Inefficient practices hurt an investment firm, be it internally or when facing the client.
Poor-quality work reflects poorly on organizations, and operations has a role to play in getting things right.
If you're serious about increasing overall organizational performance, then you should follow Six Sigma.
Six Sigma is a data-driven approach to identify and significantly reduce errors in your products and services.
It's also about addressing issues within leadership and management structure that result in errors and inefficiencies down the chain.
You can get started by assessing your operational setup:
Cash and positions breaks due to duplicate transactions, missing prices, improperly inputted data, etc. are killers to daily reporting accuracy.
Do you simply react to errors, or do you identify the root causes of errors in order to prevent them from happening again?
If your response is the latter, your commitment to Six Sigma methodology may reveal that your team lacks proper training and good documentation to perform their jobs.
You might also conclude it's time to invest in an automated quality control tracking system to catch errors where human efforts are inadequate and where custodial data is faulty.
Focusing on the root of problems, not the branches, will most certainly reduce the number of mistakes.
Having a system in place to identify the source of errors and steps to fix them will cut down the time it takes for your back-office operations staff to finish tasks.
One of the main reasons reports are delayed is spending time looking for elusive breaks in positions and cash. Another reason is manually fixing the same break for potentially hundreds of accounts.
If your staff knew the right methods to find mistakes more quickly, or if there was a system to automate the reconciliation process for the same mistakes, your trading and investments teams will get will get the reports done before the deadline.

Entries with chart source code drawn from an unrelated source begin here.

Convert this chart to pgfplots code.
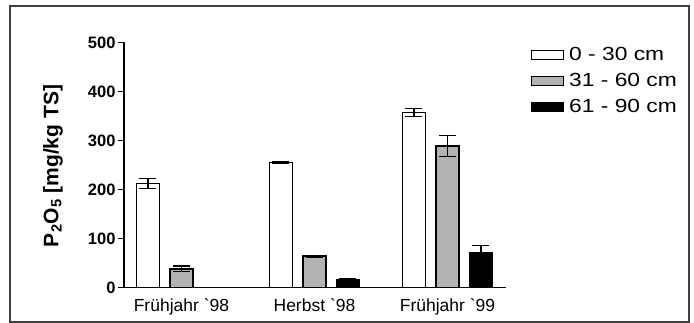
\documentclass[border=0pt]{standalone}
\usepackage{pgfplots}
\pgfplotsset{compat=1.18}
\usepackage{fontspec}
\setmainfont{Liberation Sans}
\newfontfamily\legfont{Liberation Sans}[FakeStretch=1.2]
\begin{document}
\begin{tikzpicture}[x=1pt,y=1pt]
\useasboundingbox (0,0) rectangle (694,323);
\draw[line width=1.3pt, black!75] (10,1) rectangle (689,317);
\begin{axis}[
  at={(124pt,35.5pt)}, anchor=south west,
  scale only axis, width=382pt, height=245pt,
  ybar=10.5pt, bar width=23pt,
  xmin=-0.432, xmax=2.44, ymin=0, ymax=500,
  axis x line=bottom, axis y line=left,
  axis line style={-, line width=1.3pt},
  xtick=data, xticklabels={Frühjahr \textasciigrave98, Herbst \textasciigrave98, Frühjahr \textasciigrave99},
  x tick label style={font=\fontsize{17.5}{19}\selectfont, yshift=-2pt},
  xtick style={draw=none},
  ytick={0,100,200,300,400,500},
  y tick label style={font=\fontsize{16.5}{18}\selectfont\bfseries, xshift=1pt},
  /pgf/number format/assume math mode=true,
  ytick style={line width=1.3pt, black},
  tick align=outside, major tick length=6pt,
  legend style={draw=none, fill=none, at={(1.065,0.98)}, anchor=north west,
    font=\legfont\fontsize{19}{21}\selectfont, row sep=11pt, inner sep=0pt,
    nodes={inner xsep=2pt, inner ysep=0pt}},
  legend cell align=left,
]
\addplot[draw=black, line width=1.3pt, fill=white,
  legend image code/.code={\draw[black, line width=1pt, fill=white] (0pt,-4.5pt) rectangle (32pt,4.5pt); \path (35pt,0pt);},
  error bars/.cd, y dir=both, y explicit, error bar style={line width=1.2pt, black},
  error mark options={rotate=90, mark size=8.5pt, line width=1.2pt, black}]
  coordinates {(0,212) +- (0,10) (1,255) +- (0,1.5) (2,357) +- (0,8)};
\addplot[draw=black, line width=1.3pt, fill=black!30,
  legend image code/.code={\draw[black, line width=1pt, fill=black!30] (0pt,-4.5pt) rectangle (32pt,4.5pt); \path (35pt,0pt);},
  error bars/.cd, y dir=both, y explicit, error bar style={line width=1.2pt, black},
  error mark options={rotate=90, mark size=8.5pt, line width=1.2pt, black}]
  coordinates {(0,38) +- (0,6) (1,64) +- (0,2) (2,289) +- (0,21)};
\addplot[draw=black, line width=1.3pt, fill=black,
  legend image code/.code={\draw[black, line width=1pt, fill=black] (0pt,-4.5pt) rectangle (32pt,4.5pt); \path (35pt,0pt);},
  error bars/.cd, y dir=both, y explicit, error bar style={line width=1.2pt, black},
  error mark options={rotate=90, mark size=8.5pt, line width=1.2pt, black}]
  coordinates {(1,17) +- (0,1) (2,71) +- (0,14)};
\legend{0 - 30 cm, 31 - 60 cm, 61 - 90 cm}
\end{axis}
\node[rotate=90, font=\fontsize{21}{23}\selectfont\bfseries] at (53,157) {P\textsubscript{2}O\textsubscript{5} [mg/kg TS]};
\end{tikzpicture}
\end{document}
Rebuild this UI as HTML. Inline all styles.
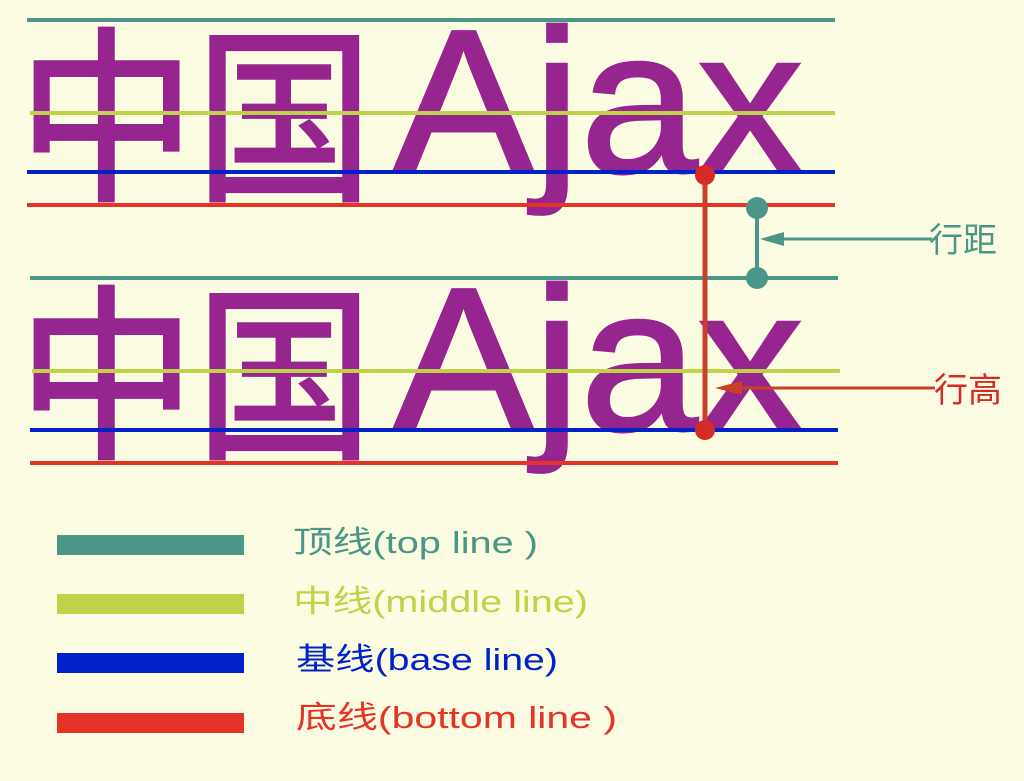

Commitment to process improvement will lead to a reduction in costs associated with a task, which frees up resources for other needs.
Perhaps you realize your current portfolio accounting software is too expensive, so you opt for a more cost-friendly service. Maybe the software is too difficult to use and your overhead costs are high, and you conclude that outsourcing your reconciliation reporting and billing needs is a good way to achieve your advisory's operational and financial goals.
Or you might conclude to upgrade to systems that can handle the functions you're looking for.
If one employee could reduce a task's completion time by 20 to 30 minutes each day, that translates into thousands of minutes saved every year, which is more than one full workweek of time and resources that could be invested in other areas of operational improvement. Now multiply that one employee by however many staff members you think can be more efficient in their time, and now you're talking about serious cost savings.
Commitment to excellence is not just a slogan for the Oakland Raiders. The reality is Six Sigma encourages just that: excellence.
Like a good football coach getting the players to buy into a vision, an operations manager does the same with his or her back-office team.
The staff is encouraged to take pride in their work while providing a series of steps to achieve the desired goal. Following the process yields positive results, reinforcing the pride in a job well done and a desire to achieve more.
Just as an asymptote is a line that never hits zero with each movement along the axis, you might not reach zero mistakes permanently.
But by dedicating yourself to never-ending improvement, you certainly get closer and closer to zero.
Whether you're feeling the heat internally, from clients themselves, or you simply hold yourself to a higher standard, then Six Sigma is your solution.
You will achieve a more efficient operation via reduced errors, cost savings, time saved, and a more proactive approach to problem-solving.
While the goal of Six Sigma is to reduce errors, Six Sigma can also be treated as a mindset. It's about always seeking improvement and never being complacent. Adopting such mindset, operations will certainly improve.